(WHAT IS EXPECTED) Copy out each line of the listing that has the word "matplotlib" in it.

(SUPPLIED INFORMATION)
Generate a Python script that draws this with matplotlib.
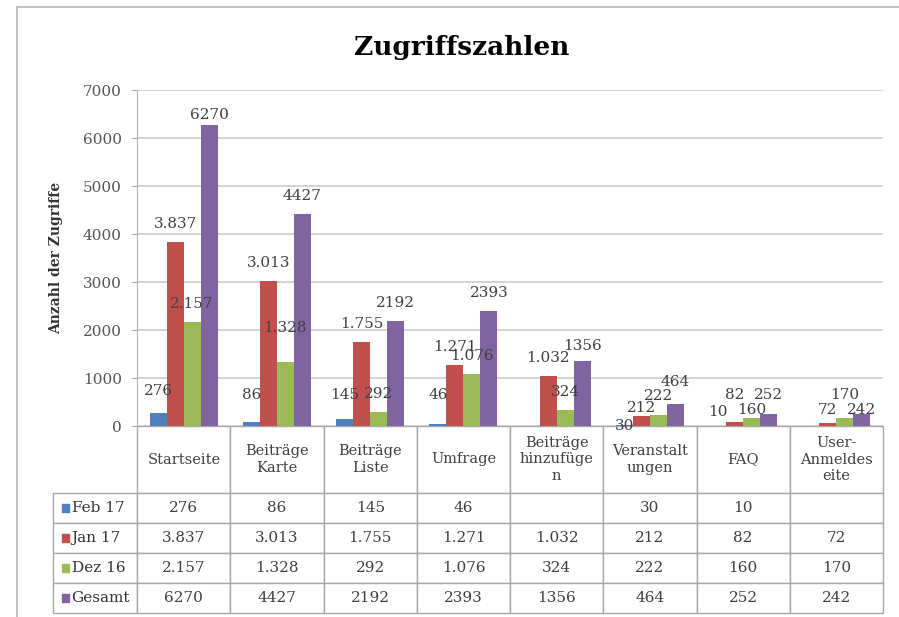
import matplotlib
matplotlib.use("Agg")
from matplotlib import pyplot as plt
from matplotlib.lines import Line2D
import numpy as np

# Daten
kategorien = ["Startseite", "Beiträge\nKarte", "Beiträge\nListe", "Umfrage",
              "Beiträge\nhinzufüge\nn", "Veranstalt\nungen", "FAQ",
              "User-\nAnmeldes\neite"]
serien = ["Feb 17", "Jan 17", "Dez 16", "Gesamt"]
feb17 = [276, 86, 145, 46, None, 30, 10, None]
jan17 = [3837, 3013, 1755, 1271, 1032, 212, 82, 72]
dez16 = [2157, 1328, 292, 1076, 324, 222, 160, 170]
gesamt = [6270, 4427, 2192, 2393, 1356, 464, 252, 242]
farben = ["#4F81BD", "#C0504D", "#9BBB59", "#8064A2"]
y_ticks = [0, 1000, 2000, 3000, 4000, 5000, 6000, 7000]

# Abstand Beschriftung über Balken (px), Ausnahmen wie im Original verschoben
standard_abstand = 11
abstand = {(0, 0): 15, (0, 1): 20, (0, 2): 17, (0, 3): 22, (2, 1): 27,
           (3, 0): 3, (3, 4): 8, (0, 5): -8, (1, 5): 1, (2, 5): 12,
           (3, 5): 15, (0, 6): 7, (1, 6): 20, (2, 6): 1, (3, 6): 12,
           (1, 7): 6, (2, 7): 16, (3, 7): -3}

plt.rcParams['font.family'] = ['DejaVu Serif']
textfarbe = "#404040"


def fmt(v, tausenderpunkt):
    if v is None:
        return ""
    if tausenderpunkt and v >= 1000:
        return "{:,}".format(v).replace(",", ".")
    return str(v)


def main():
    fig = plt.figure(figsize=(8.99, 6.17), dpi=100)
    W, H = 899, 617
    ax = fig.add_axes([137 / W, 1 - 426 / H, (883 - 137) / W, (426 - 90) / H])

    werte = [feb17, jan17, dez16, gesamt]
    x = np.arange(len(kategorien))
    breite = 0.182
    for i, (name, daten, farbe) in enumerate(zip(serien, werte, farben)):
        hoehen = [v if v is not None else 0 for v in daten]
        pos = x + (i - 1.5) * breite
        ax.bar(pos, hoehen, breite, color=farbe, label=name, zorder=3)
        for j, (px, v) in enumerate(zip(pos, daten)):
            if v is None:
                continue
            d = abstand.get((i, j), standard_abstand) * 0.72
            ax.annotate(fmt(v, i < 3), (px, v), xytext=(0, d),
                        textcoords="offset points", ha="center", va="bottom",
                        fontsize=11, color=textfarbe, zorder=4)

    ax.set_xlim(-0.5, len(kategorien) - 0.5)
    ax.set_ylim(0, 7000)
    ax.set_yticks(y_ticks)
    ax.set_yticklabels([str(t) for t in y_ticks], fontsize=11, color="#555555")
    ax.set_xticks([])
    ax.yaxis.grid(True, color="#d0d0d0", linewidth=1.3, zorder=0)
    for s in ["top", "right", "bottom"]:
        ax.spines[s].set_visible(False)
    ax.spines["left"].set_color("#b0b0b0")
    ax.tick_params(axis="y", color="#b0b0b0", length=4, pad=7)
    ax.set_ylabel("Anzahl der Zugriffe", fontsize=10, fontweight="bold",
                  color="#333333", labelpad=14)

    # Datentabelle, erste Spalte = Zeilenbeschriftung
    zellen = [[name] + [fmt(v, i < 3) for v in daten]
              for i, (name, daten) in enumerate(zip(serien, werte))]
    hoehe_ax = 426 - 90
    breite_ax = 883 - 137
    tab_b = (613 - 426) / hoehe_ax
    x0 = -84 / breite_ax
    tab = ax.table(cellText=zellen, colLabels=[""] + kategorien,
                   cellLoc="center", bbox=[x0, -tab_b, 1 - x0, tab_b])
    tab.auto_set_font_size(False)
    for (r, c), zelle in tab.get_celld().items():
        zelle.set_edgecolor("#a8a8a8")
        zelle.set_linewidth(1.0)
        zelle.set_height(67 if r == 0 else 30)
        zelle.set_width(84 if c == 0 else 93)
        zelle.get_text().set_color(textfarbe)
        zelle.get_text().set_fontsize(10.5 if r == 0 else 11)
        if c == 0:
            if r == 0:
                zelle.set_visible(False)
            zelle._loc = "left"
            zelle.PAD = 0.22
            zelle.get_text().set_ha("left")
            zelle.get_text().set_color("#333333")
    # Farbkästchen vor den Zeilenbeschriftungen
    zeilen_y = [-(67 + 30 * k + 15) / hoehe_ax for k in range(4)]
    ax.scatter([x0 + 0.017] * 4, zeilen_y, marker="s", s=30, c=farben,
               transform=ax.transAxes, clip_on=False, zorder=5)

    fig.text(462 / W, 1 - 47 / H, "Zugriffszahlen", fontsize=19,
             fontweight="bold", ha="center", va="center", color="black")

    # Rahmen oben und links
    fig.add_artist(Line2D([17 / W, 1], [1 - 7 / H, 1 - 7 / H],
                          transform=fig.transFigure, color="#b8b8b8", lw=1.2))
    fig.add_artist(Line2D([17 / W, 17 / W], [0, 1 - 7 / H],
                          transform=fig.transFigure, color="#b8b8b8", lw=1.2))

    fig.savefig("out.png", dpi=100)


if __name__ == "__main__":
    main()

(SOLUTION TO THIS PROBLEM)
Generate a Python script that draws this with matplotlib.
import matplotlib
matplotlib.use("Agg")
from matplotlib import pyplot as plt
from matplotlib.lines import Line2D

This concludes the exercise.